[START]

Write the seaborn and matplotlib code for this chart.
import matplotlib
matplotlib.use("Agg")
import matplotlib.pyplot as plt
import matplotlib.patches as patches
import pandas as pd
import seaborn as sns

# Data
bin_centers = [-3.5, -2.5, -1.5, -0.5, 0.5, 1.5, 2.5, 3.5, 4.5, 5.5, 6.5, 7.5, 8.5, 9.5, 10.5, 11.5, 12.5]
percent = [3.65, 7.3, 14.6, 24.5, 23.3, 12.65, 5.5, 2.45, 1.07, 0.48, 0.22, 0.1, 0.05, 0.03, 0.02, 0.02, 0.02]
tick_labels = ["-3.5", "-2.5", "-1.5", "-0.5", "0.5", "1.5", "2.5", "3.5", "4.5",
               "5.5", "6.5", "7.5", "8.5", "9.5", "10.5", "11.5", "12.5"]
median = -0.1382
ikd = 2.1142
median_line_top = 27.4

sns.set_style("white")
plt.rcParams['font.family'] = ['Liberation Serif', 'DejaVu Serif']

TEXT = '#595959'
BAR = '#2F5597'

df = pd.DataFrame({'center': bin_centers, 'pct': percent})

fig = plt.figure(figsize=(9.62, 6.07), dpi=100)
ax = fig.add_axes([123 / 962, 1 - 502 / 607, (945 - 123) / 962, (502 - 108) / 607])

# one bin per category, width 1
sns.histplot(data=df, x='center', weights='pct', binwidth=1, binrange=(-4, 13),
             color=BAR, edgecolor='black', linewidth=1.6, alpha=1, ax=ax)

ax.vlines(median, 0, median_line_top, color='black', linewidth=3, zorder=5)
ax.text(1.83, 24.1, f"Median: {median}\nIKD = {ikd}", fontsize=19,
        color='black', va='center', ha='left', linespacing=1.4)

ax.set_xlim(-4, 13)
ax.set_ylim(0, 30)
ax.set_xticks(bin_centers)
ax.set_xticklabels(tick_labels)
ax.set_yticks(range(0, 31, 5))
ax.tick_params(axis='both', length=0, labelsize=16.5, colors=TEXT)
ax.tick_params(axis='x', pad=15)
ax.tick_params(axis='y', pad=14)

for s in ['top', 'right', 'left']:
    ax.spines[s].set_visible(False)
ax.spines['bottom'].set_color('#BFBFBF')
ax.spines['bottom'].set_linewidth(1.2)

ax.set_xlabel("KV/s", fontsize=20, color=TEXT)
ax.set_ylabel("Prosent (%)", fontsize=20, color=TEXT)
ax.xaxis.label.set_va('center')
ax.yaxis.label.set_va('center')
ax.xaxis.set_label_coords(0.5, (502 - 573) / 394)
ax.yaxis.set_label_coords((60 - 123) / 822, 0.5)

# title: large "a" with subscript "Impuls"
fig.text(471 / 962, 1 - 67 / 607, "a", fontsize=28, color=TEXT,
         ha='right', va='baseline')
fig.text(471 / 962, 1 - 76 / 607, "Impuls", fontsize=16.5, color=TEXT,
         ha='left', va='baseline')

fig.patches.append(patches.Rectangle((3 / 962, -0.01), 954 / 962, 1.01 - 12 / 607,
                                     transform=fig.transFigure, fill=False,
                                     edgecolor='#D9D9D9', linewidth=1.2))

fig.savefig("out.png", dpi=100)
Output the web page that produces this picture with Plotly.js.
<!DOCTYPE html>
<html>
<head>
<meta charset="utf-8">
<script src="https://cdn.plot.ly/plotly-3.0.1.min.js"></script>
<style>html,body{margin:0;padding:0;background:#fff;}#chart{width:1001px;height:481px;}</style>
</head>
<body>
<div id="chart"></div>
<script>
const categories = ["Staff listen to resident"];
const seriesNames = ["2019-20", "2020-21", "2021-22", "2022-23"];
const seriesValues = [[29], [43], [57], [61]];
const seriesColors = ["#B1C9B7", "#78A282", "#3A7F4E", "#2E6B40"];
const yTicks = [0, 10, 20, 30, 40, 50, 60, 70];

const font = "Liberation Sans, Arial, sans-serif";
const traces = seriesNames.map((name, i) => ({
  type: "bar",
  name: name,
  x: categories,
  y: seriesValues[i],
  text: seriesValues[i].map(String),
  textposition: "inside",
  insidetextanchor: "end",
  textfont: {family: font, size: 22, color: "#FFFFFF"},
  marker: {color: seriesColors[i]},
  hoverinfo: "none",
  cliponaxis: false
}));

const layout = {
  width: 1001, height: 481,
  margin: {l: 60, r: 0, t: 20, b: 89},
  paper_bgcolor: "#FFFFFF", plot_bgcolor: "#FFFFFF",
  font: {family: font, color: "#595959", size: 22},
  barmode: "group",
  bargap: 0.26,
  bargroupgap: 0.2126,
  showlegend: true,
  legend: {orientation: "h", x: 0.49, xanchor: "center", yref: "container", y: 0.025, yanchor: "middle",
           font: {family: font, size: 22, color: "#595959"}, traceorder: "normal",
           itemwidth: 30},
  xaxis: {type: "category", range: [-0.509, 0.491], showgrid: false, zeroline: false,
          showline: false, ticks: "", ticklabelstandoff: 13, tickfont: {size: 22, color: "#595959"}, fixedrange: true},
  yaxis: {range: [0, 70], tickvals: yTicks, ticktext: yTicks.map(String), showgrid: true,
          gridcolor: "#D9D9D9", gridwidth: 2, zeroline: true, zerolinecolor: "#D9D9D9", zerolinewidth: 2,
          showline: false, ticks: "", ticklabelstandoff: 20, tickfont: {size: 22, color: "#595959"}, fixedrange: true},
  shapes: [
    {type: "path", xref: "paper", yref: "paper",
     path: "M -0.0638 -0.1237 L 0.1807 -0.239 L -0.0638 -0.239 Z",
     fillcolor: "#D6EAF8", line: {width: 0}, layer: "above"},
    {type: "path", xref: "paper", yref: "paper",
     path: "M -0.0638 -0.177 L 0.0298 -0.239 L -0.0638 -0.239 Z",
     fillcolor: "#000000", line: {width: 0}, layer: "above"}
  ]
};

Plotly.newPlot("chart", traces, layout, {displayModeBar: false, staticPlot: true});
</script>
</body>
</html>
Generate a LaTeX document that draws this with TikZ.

[END]

* Task prompt *
Extract the full listing and reproduce each line exactly.

* Exercise response *
Write the seaborn and matplotlib code for this chart.
import matplotlib
matplotlib.use("Agg")
import matplotlib.pyplot as plt
import matplotlib.patches as patches
import pandas as pd
import seaborn as sns

# Data
bin_centers = [-3.5, -2.5, -1.5, -0.5, 0.5, 1.5, 2.5, 3.5, 4.5, 5.5, 6.5, 7.5, 8.5, 9.5, 10.5, 11.5, 12.5]
percent = [3.65, 7.3, 14.6, 24.5, 23.3, 12.65, 5.5, 2.45, 1.07, 0.48, 0.22, 0.1, 0.05, 0.03, 0.02, 0.02, 0.02]
tick_labels = ["-3.5", "-2.5", "-1.5", "-0.5", "0.5", "1.5", "2.5", "3.5", "4.5",
               "5.5", "6.5", "7.5", "8.5", "9.5", "10.5", "11.5", "12.5"]
median = -0.1382
ikd = 2.1142
median_line_top = 27.4

sns.set_style("white")
plt.rcParams['font.family'] = ['Liberation Serif', 'DejaVu Serif']

TEXT = '#595959'
BAR = '#2F5597'

df = pd.DataFrame({'center': bin_centers, 'pct': percent})

fig = plt.figure(figsize=(9.62, 6.07), dpi=100)
ax = fig.add_axes([123 / 962, 1 - 502 / 607, (945 - 123) / 962, (502 - 108) / 607])

# one bin per category, width 1
sns.histplot(data=df, x='center', weights='pct', binwidth=1, binrange=(-4, 13),
             color=BAR, edgecolor='black', linewidth=1.6, alpha=1, ax=ax)

ax.vlines(median, 0, median_line_top, color='black', linewidth=3, zorder=5)
ax.text(1.83, 24.1, f"Median: {median}\nIKD = {ikd}", fontsize=19,
        color='black', va='center', ha='left', linespacing=1.4)

ax.set_xlim(-4, 13)
ax.set_ylim(0, 30)
ax.set_xticks(bin_centers)
ax.set_xticklabels(tick_labels)
ax.set_yticks(range(0, 31, 5))
ax.tick_params(axis='both', length=0, labelsize=16.5, colors=TEXT)
ax.tick_params(axis='x', pad=15)
ax.tick_params(axis='y', pad=14)

for s in ['top', 'right', 'left']:
    ax.spines[s].set_visible(False)
ax.spines['bottom'].set_color('#BFBFBF')
ax.spines['bottom'].set_linewidth(1.2)

ax.set_xlabel("KV/s", fontsize=20, color=TEXT)
ax.set_ylabel("Prosent (%)", fontsize=20, color=TEXT)
ax.xaxis.label.set_va('center')
ax.yaxis.label.set_va('center')
ax.xaxis.set_label_coords(0.5, (502 - 573) / 394)
ax.yaxis.set_label_coords((60 - 123) / 822, 0.5)

# title: large "a" with subscript "Impuls"
fig.text(471 / 962, 1 - 67 / 607, "a", fontsize=28, color=TEXT,
         ha='right', va='baseline')
fig.text(471 / 962, 1 - 76 / 607, "Impuls", fontsize=16.5, color=TEXT,
         ha='left', va='baseline')

fig.patches.append(patches.Rectangle((3 / 962, -0.01), 954 / 962, 1.01 - 12 / 607,
                                     transform=fig.transFigure, fill=False,
                                     edgecolor='#D9D9D9', linewidth=1.2))

fig.savefig("out.png", dpi=100)
Output the web page that produces this picture with Plotly.js.
<!DOCTYPE html>
<html>
<head>
<meta charset="utf-8">
<script src="https://cdn.plot.ly/plotly-3.0.1.min.js"></script>
<style>html,body{margin:0;padding:0;background:#fff;}#chart{width:1001px;height:481px;}</style>
</head>
<body>
<div id="chart"></div>
<script>
const categories = ["Staff listen to resident"];
const seriesNames = ["2019-20", "2020-21", "2021-22", "2022-23"];
const seriesValues = [[29], [43], [57], [61]];
const seriesColors = ["#B1C9B7", "#78A282", "#3A7F4E", "#2E6B40"];
const yTicks = [0, 10, 20, 30, 40, 50, 60, 70];

const font = "Liberation Sans, Arial, sans-serif";
const traces = seriesNames.map((name, i) => ({
  type: "bar",
  name: name,
  x: categories,
  y: seriesValues[i],
  text: seriesValues[i].map(String),
  textposition: "inside",
  insidetextanchor: "end",
  textfont: {family: font, size: 22, color: "#FFFFFF"},
  marker: {color: seriesColors[i]},
  hoverinfo: "none",
  cliponaxis: false
}));

const layout = {
  width: 1001, height: 481,
  margin: {l: 60, r: 0, t: 20, b: 89},
  paper_bgcolor: "#FFFFFF", plot_bgcolor: "#FFFFFF",
  font: {family: font, color: "#595959", size: 22},
  barmode: "group",
  bargap: 0.26,
  bargroupgap: 0.2126,
  showlegend: true,
  legend: {orientation: "h", x: 0.49, xanchor: "center", yref: "container", y: 0.025, yanchor: "middle",
           font: {family: font, size: 22, color: "#595959"}, traceorder: "normal",
           itemwidth: 30},
  xaxis: {type: "category", range: [-0.509, 0.491], showgrid: false, zeroline: false,
          showline: false, ticks: "", ticklabelstandoff: 13, tickfont: {size: 22, color: "#595959"}, fixedrange: true},
  yaxis: {range: [0, 70], tickvals: yTicks, ticktext: yTicks.map(String), showgrid: true,
          gridcolor: "#D9D9D9", gridwidth: 2, zeroline: true, zerolinecolor: "#D9D9D9", zerolinewidth: 2,
          showline: false, ticks: "", ticklabelstandoff: 20, tickfont: {size: 22, color: "#595959"}, fixedrange: true},
  shapes: [
    {type: "path", xref: "paper", yref: "paper",
     path: "M -0.0638 -0.1237 L 0.1807 -0.239 L -0.0638 -0.239 Z",
     fillcolor: "#D6EAF8", line: {width: 0}, layer: "above"},
    {type: "path", xref: "paper", yref: "paper",
     path: "M -0.0638 -0.177 L 0.0298 -0.239 L -0.0638 -0.239 Z",
     fillcolor: "#000000", line: {width: 0}, layer: "above"}
  ]
};

Plotly.newPlot("chart", traces, layout, {displayModeBar: false, staticPlot: true});
</script>
</body>
</html>
Generate a LaTeX document that draws this with TikZ.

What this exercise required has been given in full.